Vectorflow is a minimalist neural network library designed with performance in mind for single-machine CPU workflows. If you're looking for training quickly a shallow feed-forward net on a high-dimensional problem and your data can fit on a single machine, Vectorflow can probably help you. If you want to run deep CNNs on a GPU, Vectorflow won't be of any help.

Examples

Have a look at examples/ for some tutorials:

  • rcv1.d: logistic regression on sparse data
  • mnist.d: multinomial classification on dense data with a small net

In a nutshell

1) Defining your model

Vectorflow main abstraction is NeuralNet: a Directed Acyclic Graph mapping a set of input vectors to a set of output vectors.

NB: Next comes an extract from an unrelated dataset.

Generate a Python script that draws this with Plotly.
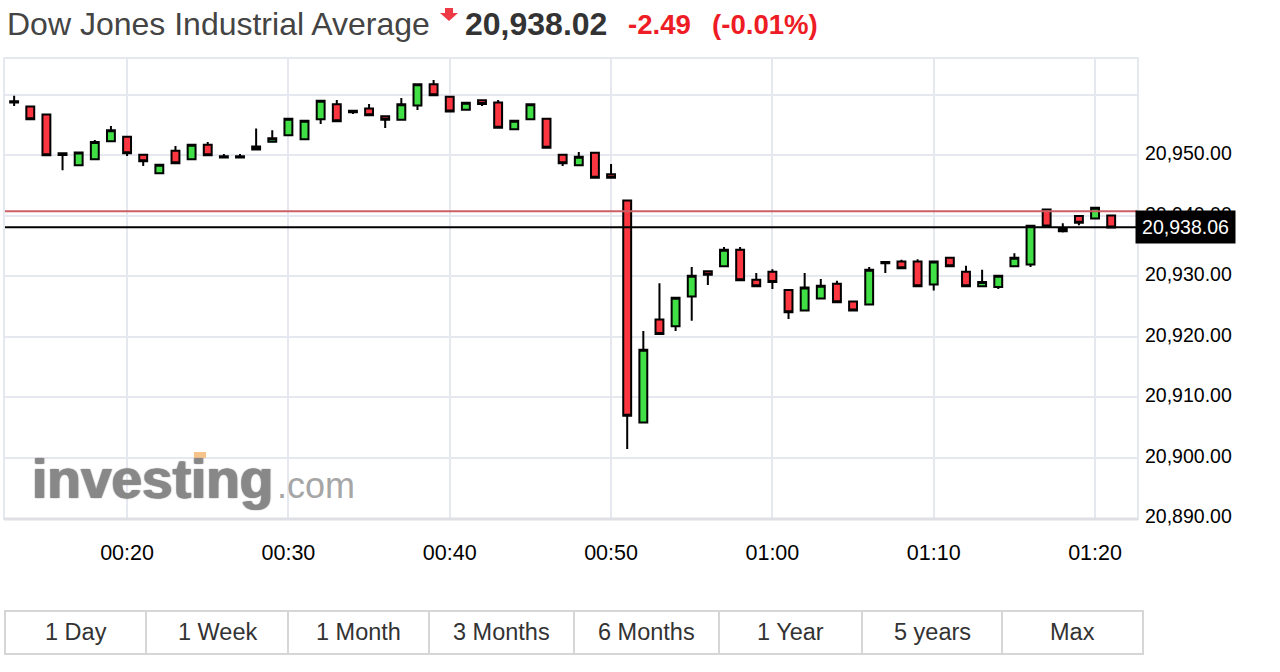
import plotly.graph_objects as go

DAY = "2017-03-01 "

TIMES = [
    "00:13", "00:14", "00:15", "00:16", "00:17", "00:18", "00:19", "00:20", "00:21", "00:22",
    "00:23", "00:24", "00:25", "00:26", "00:27", "00:28", "00:29", "00:30", "00:31", "00:32",
    "00:33", "00:34", "00:35", "00:36", "00:37", "00:38", "00:39", "00:40", "00:41", "00:42",
    "00:43", "00:44", "00:45", "00:46", "00:47", "00:48", "00:49", "00:50", "00:51", "00:52",
    "00:53", "00:54", "00:55", "00:56", "00:57", "00:58", "00:59", "01:00", "01:01", "01:02",
    "01:03", "01:04", "01:05", "01:06", "01:07", "01:08", "01:09", "01:10", "01:11", "01:12",
    "01:13", "01:14", "01:15", "01:16", "01:17", "01:18", "01:19", "01:20", "01:21",
]
OPENS = [
    20958.9, 20958.0, 20956.7, 20950.3, 20948.3, 20949.3, 20952.26, 20953.03, 20950.05, 20946.97,
    20950.72, 20949.28, 20951.7, 20949.8, 20949.8, 20950.9, 20952.2, 20953.25, 20952.6, 20955.9,
    20958.37, 20957.33, 20957.7, 20956.39, 20955.84, 20958.2, 20961.68, 20959.64, 20957.49, 20959.04,
    20958.7, 20954.24, 20955.9, 20956.0, 20950.05, 20948.3, 20950.39, 20946.8, 20942.5, 20905.8,
    20922.8, 20921.7, 20926.6, 20930.8, 20931.6, 20934.35, 20929.4, 20930.7, 20927.7, 20924.3,
    20926.3, 20928.7, 20925.8, 20925.3, 20932.3, 20932.4, 20932.4, 20928.6, 20933.0, 20930.7,
    20928.3, 20928.2, 20931.6, 20931.9, 20941.0, 20937.8, 20939.9, 20939.5, 20940.0,
]
HIGHS = [
    20959.8, 20958.0, 20956.7, 20950.3, 20950.4, 20952.5, 20954.8, 20953.03, 20950.05, 20948.4,
    20951.5, 20951.7, 20952.15, 20950.15, 20950.15, 20954.4, 20954.1, 20956.0, 20955.67, 20958.98,
    20959.09, 20957.33, 20958.43, 20956.39, 20959.42, 20961.68, 20962.4, 20959.64, 20958.65, 20959.04,
    20959.09, 20955.67, 20958.37, 20956.0, 20950.05, 20950.5, 20950.39, 20948.51, 20942.5, 20920.9,
    20928.8, 20926.4, 20931.5, 20930.8, 20934.8, 20934.8, 20930.5, 20931.1, 20927.7, 20930.5,
    20929.5, 20929.2, 20925.8, 20931.5, 20932.3, 20932.7, 20932.75, 20932.4, 20933.0, 20931.7,
    20931.05, 20930.05, 20933.75, 20938.3, 20941.0, 20938.7, 20939.9, 20941.3, 20940.0,
]
LOWS = [
    20958.1, 20955.9, 20949.95, 20947.5, 20948.3, 20949.3, 20952.26, 20949.83, 20948.2, 20946.97,
    20948.62, 20949.28, 20949.95, 20949.6, 20949.6, 20950.9, 20952.2, 20953.25, 20952.6, 20955.12,
    20955.56, 20956.78, 20956.56, 20954.46, 20955.84, 20957.44, 20959.86, 20957.2, 20957.49, 20958.1,
    20954.52, 20954.24, 20955.9, 20951.21, 20948.18, 20948.3, 20946.25, 20946.25, 20901.4, 20905.8,
    20920.4, 20920.9, 20922.6, 20928.5, 20931.6, 20929.3, 20928.3, 20927.85, 20922.9, 20924.3,
    20926.3, 20925.65, 20924.3, 20925.3, 20930.5, 20931.3, 20928.3, 20927.6, 20931.6, 20928.3,
    20928.3, 20927.85, 20931.6, 20931.5, 20938.2, 20937.2, 20938.4, 20939.5, 20938.0,
]
CLOSES = [
    20958.7, 20955.9, 20949.95, 20950.0, 20950.4, 20952.15, 20954.08, 20950.28, 20948.95, 20948.4,
    20948.62, 20951.7, 20949.95, 20949.6, 20949.6, 20951.4, 20952.75, 20956.0, 20955.67, 20958.98,
    20955.56, 20957.05, 20956.56, 20955.84, 20958.37, 20961.68, 20959.86, 20957.2, 20958.65, 20958.43,
    20954.52, 20955.67, 20958.37, 20951.21, 20948.62, 20949.72, 20946.25, 20946.25, 20906.9, 20917.8,
    20920.4, 20926.4, 20930.05, 20930.2, 20934.35, 20929.3, 20928.3, 20929.0, 20924.0, 20928.1,
    20928.4, 20925.65, 20924.3, 20931.05, 20932.1, 20931.3, 20928.3, 20932.4, 20931.6, 20928.3,
    20929.0, 20930.05, 20933.0, 20938.3, 20938.2, 20937.4, 20938.8, 20941.3, 20938.0,
]

Y_TICKS = [20890, 20900, 20910, 20920, 20930, 20940, 20950, 20960]
Y_LABELS = ["20,890.00", "20,900.00", "20,910.00", "20,920.00", "20,930.00", "20,940.00", "20,950.00"]
LAST_PRICE = 20938.06
PREV_CLOSE = 20940.7
BUTTONS = ["1 Day", "1 Week", "1 Month", "3 Months", "6 Months", "1 Year", "5 years", "Max"]
BUTTON_EDGES = [5, 146, 288, 429, 574, 719, 862, 1002, 1143]

FONT = "Liberation Sans, Arial, sans-serif"
GRID = "#e6e8f0"
LEFT, RIGHT, TOP, BOTTOM = 5, 1137, 59, 518


# page pixels to paper coordinates, for everything outside the plot area
def px(x):
    return (x - LEFT) / (RIGHT - LEFT)


def py(y):
    return (BOTTOM - y) / (BOTTOM - TOP)


def label(text, x, y, size, color, anchor="left", bold=False, shadow=None):
    font = dict(family=FONT, size=size, color=color)
    if shadow:
        font["shadow"] = shadow
    fig.add_annotation(
        text=f"<b>{text}</b>" if bold else text,
        xref="paper", yref="paper", x=px(x), y=py(y),
        xanchor=anchor, yanchor="middle", showarrow=False,
        font=font
    )


fig = go.Figure(go.Candlestick(
    x=[DAY + t for t in TIMES],
    open=OPENS,
    high=HIGHS,
    low=LOWS,
    close=CLOSES,
    whiskerwidth=0,
    increasing=dict(fillcolor="#3fdf45", line=dict(color="#000000", width=2)),
    decreasing=dict(fillcolor="#fb3640", line=dict(color="#000000", width=2)),
    showlegend=False
))

fig.update_layout(
    width=1280,
    height=672,
    margin=dict(l=LEFT, r=1280 - RIGHT, t=TOP, b=672 - BOTTOM, pad=0),
    paper_bgcolor="#ffffff",
    plot_bgcolor="#ffffff",
    font=dict(family=FONT, color="#000000"),
    boxgap=0.3,
    showlegend=False
)

fig.update_xaxes(
    type="date",
    rangeslider_visible=False,
    range=[DAY + "00:12:26", DAY + "01:22:36"],
    tick0=DAY + "00:00",
    dtick=600000,
    tickformat="%H:%M",
    tickfont=dict(size=21.5, color="#000000"),
    ticks="outside",
    ticklen=14,
    tickcolor="rgba(0,0,0,0)",
    gridcolor=GRID,
    gridwidth=2,
    showline=True,
    linecolor=GRID,
    linewidth=2,
    mirror=True,
    zeroline=False
)
fig.update_yaxes(
    range=[20890, 20965.87],
    tickvals=Y_TICKS,
    showticklabels=False,
    gridcolor=GRID,
    gridwidth=2,
    showline=True,
    linecolor=GRID,
    linewidth=2,
    mirror=True,
    zeroline=False
)

# previous close and last price
fig.add_shape(type="line", xref="paper", x0=0, x1=1, y0=PREV_CLOSE, y1=PREV_CLOSE,
              line=dict(color="#cc5f66", width=2))
fig.add_shape(type="line", xref="paper", x0=0, x1=1, y0=LAST_PRICE, y1=LAST_PRICE,
              line=dict(color="#000000", width=2))

# heavier bottom edge of the plot
fig.add_shape(type="line", xref="paper", yref="paper", x0=px(4), x1=px(1138), y0=py(519), y1=py(519),
              line=dict(color="#dfe0e6", width=3))

for text, value in zip(Y_LABELS, Y_TICKS):
    fig.add_annotation(
        text=text, xref="paper", yref="y", x=px(1234), y=value, yshift=2,
        xanchor="right", yanchor="middle", showarrow=False,
        font=dict(family=FONT, size=19.5, color="#000000")
    )

fig.add_annotation(
    text=f"{LAST_PRICE:,.2f}", xref="paper", yref="y", x=px(1135), y=LAST_PRICE,
    xanchor="left", yanchor="middle", showarrow=False, width=99, height=32,
    bgcolor="#000000", borderpad=0, align="center",
    font=dict(family=FONT, size=19.5, color="#ffffff")
)

# header
label("Dow Jones Industrial Average", 5, 24, 32, "#444444")
label("20,938.02", 463, 24, 32, "#333333", bold=True)
label("-2.49", 626, 25, 27.6, "#ee1c25", bold=True)
label("(-0.01%)", 710, 25, 27.6, "#ee1c25", bold=True)
arrow = [(445, 8), (453, 8), (453, 13), (458, 13), (449, 21), (440, 13), (445, 13)]
fig.add_shape(
    type="path", xref="paper", yref="paper", line_width=0, fillcolor="#ee3a44",
    path="M " + " L ".join(f"{px(x):.5f},{py(y):.5f}" for x, y in arrow) + " Z"
)

# watermark
label("investing", 30, 479, 55, "#888888", bold=True, shadow="1px 0 1px #888888, -1px 0 1px #888888")
label(".com", 275, 485, 36, "#a6a6a6")
fig.add_shape(type="rect", xref="paper", yref="paper", x0=px(194), x1=px(206), y0=py(458), y1=py(452),
              line_width=0, fillcolor="#f6c48a")

# period buttons
fig.add_shape(type="rect", xref="paper", yref="paper", x0=px(5), x1=px(1143), y0=py(654), y1=py(611),
              line=dict(color="#d6d6d6", width=2))
for i, text in enumerate(BUTTONS):
    if i > 0:
        fig.add_shape(type="line", xref="paper", yref="paper",
                      x0=px(BUTTON_EDGES[i]), x1=px(BUTTON_EDGES[i]), y0=py(654), y1=py(611),
                      line=dict(color="#d6d6d6", width=2))
    label(text, (BUTTON_EDGES[i] + BUTTON_EDGES[i + 1]) / 2, 632, 23.5, "#333333", anchor="center")

fig.write_html("out.html", config={"displayModeBar": False},
               post_script="document.body.style.margin='0';")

Stacks are some of the simplest types of DAGs. For example, a sparse linear model in a 1k-dimensional space can simply be defined as:

import vectorflow;
auto net = NeuralNet()
    .stack(SparseData(1_000))
    .stack(Linear(1));

2) Building a dataset

Having efficient IO is the key to great performance of shallow architectures on sparse data. Vectorflow doesn't strictly enforce a data layout or format. Implementing a data reader is left to the user, to make sure that efficiency can be achieved on arbitrary data sources (row-based or columnar formats, in-memory or out-of-core, read from local disk or from the network etc.).

Vectorflow uses compile-time introspection to find how to map fields of a training set row to the InputLayer(s) of the graph.

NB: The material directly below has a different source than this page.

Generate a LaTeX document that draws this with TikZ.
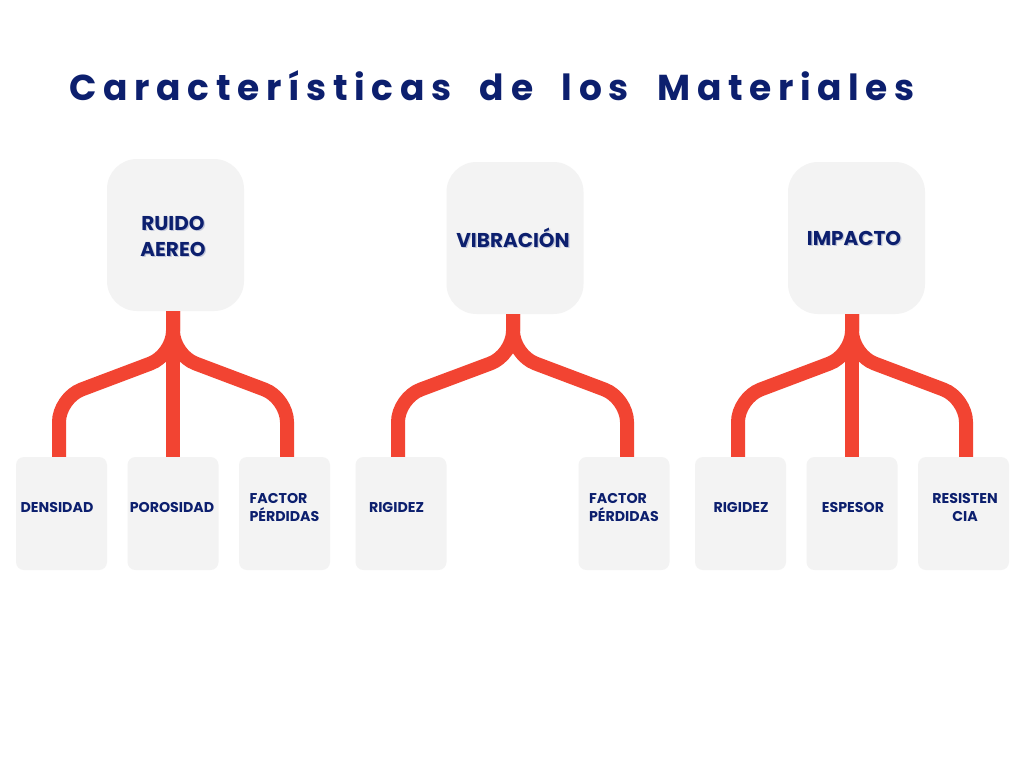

Vectorflow will order lexicographically row field names prefixed with features and feed the fields to the InputLayers of the graph, in the order these roots were added initially to the graph.

For example, in the simple and common case of a single InputLayer we could define our row type to be:

struct Obs {
    float label;
    SparseF[] features;
    string foo;
    ushort bar;
}

which would match the architecture described at the previous section, since the features field of Obs will be fed to the SparseData bottom layer of the graph during training.

3) Training

Once the data iterator is ready, we can train the net against a predefined loss function or a custom one. Vectorflow offers an easy way to specify a custom loss function, through a callback mechanism. For example, we could learn the median value of label as a function of features this way:

 auto loss_grad = float delegate(float[] nn_out, ref Obs o, ref float[] grads)
 {
    auto pred = nn_out[0]; // this is the predictions of the net after forward-prop
    if(pred > o.label) // gradient of |pred - label| with respect to pred
        grads[0] = 1.0f;
    else
        grads[0] = -1.0f;
    
    return fabs(pred - o.label); // return loss value so it's monitored during training
 }

Obs[] data = load_dataset();

net.learn(data, loss_grad, AdaGrad(10, 0.1, 500), true, 3);

This would train net with the AdaGrad optimizer (10 passes, learning rate of 0.1 and mini-batch size of 500) over 3 cores.

4) Predictions

Once trained, this net can be queried with net.predict(features_vector). It would return the predicted vector (which in this case is of size 1).